*Source material*

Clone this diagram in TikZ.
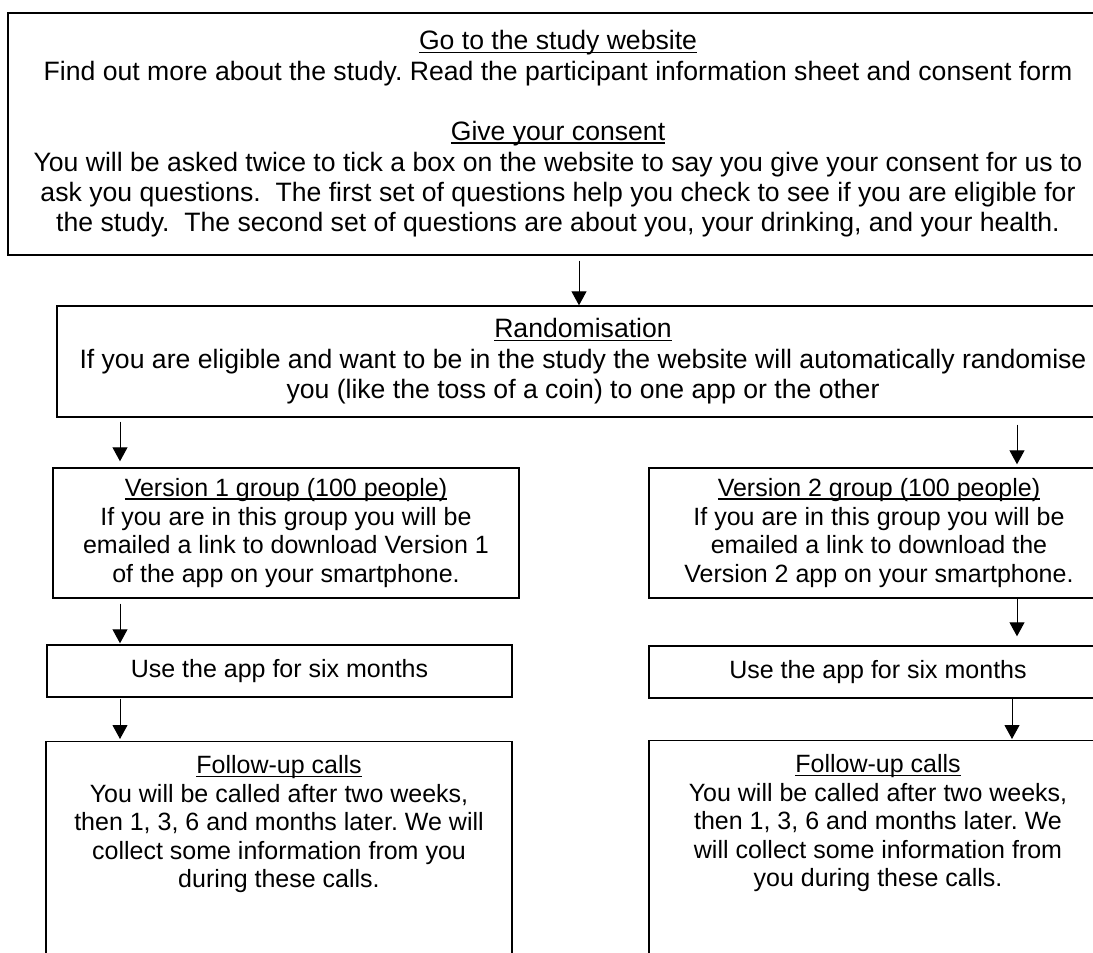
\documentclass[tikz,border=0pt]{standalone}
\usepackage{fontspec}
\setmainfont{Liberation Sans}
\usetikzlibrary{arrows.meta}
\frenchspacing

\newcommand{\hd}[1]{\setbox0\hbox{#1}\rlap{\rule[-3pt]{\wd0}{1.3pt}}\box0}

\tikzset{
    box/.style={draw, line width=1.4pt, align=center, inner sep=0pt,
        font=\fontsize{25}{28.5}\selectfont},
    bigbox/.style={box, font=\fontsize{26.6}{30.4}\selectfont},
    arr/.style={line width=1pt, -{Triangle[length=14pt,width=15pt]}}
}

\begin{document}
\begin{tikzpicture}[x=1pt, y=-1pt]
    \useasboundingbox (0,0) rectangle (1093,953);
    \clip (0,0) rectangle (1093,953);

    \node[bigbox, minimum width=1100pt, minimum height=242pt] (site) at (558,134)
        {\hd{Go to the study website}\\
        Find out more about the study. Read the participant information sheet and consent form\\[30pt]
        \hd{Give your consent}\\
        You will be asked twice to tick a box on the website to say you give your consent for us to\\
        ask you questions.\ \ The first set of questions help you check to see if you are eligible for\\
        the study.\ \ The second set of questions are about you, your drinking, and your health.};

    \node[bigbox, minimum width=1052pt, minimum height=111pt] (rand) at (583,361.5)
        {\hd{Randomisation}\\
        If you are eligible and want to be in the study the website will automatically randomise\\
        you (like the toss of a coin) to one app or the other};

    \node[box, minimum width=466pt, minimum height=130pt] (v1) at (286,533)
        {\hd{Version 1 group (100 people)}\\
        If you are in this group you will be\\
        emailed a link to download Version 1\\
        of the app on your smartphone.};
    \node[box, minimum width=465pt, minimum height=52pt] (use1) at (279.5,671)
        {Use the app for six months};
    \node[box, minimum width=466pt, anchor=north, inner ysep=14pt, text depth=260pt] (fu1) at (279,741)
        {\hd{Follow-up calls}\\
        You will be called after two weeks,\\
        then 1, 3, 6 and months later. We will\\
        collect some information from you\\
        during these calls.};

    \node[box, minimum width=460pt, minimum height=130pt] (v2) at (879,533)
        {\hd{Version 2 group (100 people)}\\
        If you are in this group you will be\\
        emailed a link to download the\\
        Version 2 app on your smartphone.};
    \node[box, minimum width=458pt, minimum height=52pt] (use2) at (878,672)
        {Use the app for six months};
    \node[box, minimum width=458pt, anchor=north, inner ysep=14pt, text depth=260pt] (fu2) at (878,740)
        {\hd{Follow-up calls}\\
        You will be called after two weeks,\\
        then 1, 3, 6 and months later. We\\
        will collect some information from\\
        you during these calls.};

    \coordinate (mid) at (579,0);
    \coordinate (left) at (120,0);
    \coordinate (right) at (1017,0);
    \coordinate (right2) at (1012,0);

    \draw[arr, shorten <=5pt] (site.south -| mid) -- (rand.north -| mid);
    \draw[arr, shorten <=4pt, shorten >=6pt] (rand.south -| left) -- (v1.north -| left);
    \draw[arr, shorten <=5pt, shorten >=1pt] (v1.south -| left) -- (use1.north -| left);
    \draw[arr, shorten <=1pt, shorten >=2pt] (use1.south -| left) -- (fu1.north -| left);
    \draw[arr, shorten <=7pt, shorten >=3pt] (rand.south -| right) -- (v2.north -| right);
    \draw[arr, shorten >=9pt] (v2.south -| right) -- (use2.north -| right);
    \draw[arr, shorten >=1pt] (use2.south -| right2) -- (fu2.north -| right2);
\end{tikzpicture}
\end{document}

*Request*
Your copy of the data above should match it exactly, except that pictures are left out.

*Exercise result*
Clone this diagram in TikZ.
\documentclass[tikz,border=0pt]{standalone}
\usepackage{fontspec}
\setmainfont{Liberation Sans}
\usetikzlibrary{arrows.meta}
\frenchspacing

\newcommand{\hd}[1]{\setbox0\hbox{#1}\rlap{\rule[-3pt]{\wd0}{1.3pt}}\box0}

\tikzset{
    box/.style={draw, line width=1.4pt, align=center, inner sep=0pt,
        font=\fontsize{25}{28.5}\selectfont},
    bigbox/.style={box, font=\fontsize{26.6}{30.4}\selectfont},
    arr/.style={line width=1pt, -{Triangle[length=14pt,width=15pt]}}
}

\begin{document}
\begin{tikzpicture}[x=1pt, y=-1pt]
    \useasboundingbox (0,0) rectangle (1093,953);
    \clip (0,0) rectangle (1093,953);

    \node[bigbox, minimum width=1100pt, minimum height=242pt] (site) at (558,134)
        {\hd{Go to the study website}\\
        Find out more about the study. Read the participant information sheet and consent form\\[30pt]
        \hd{Give your consent}\\
        You will be asked twice to tick a box on the website to say you give your consent for us to\\
        ask you questions.\ \ The first set of questions help you check to see if you are eligible for\\
        the study.\ \ The second set of questions are about you, your drinking, and your health.};

    \node[bigbox, minimum width=1052pt, minimum height=111pt] (rand) at (583,361.5)
        {\hd{Randomisation}\\
        If you are eligible and want to be in the study the website will automatically randomise\\
        you (like the toss of a coin) to one app or the other};

    \node[box, minimum width=466pt, minimum height=130pt] (v1) at (286,533)
        {\hd{Version 1 group (100 people)}\\
        If you are in this group you will be\\
        emailed a link to download Version 1\\
        of the app on your smartphone.};
    \node[box, minimum width=465pt, minimum height=52pt] (use1) at (279.5,671)
        {Use the app for six months};
    \node[box, minimum width=466pt, anchor=north, inner ysep=14pt, text depth=260pt] (fu1) at (279,741)
        {\hd{Follow-up calls}\\
        You will be called after two weeks,\\
        then 1, 3, 6 and months later. We will\\
        collect some information from you\\
        during these calls.};

    \node[box, minimum width=460pt, minimum height=130pt] (v2) at (879,533)
        {\hd{Version 2 group (100 people)}\\
        If you are in this group you will be\\
        emailed a link to download the\\
        Version 2 app on your smartphone.};
    \node[box, minimum width=458pt, minimum height=52pt] (use2) at (878,672)
        {Use the app for six months};
    \node[box, minimum width=458pt, anchor=north, inner ysep=14pt, text depth=260pt] (fu2) at (878,740)
        {\hd{Follow-up calls}\\
        You will be called after two weeks,\\
        then 1, 3, 6 and months later. We\\
        will collect some information from\\
        you during these calls.};

    \coordinate (mid) at (579,0);
    \coordinate (left) at (120,0);
    \coordinate (right) at (1017,0);
    \coordinate (right2) at (1012,0);

    \draw[arr, shorten <=5pt] (site.south -| mid) -- (rand.north -| mid);
    \draw[arr, shorten <=4pt, shorten >=6pt] (rand.south -| left) -- (v1.north -| left);
    \draw[arr, shorten <=5pt, shorten >=1pt] (v1.south -| left) -- (use1.north -| left);
    \draw[arr, shorten <=1pt, shorten >=2pt] (use1.south -| left) -- (fu1.north -| left);
    \draw[arr, shorten <=7pt, shorten >=3pt] (rand.south -| right) -- (v2.north -| right);
    \draw[arr, shorten >=9pt] (v2.south -| right) -- (use2.north -| right);
    \draw[arr, shorten >=1pt] (use2.south -| right2) -- (fu2.north -| right2);
\end{tikzpicture}
\end{document}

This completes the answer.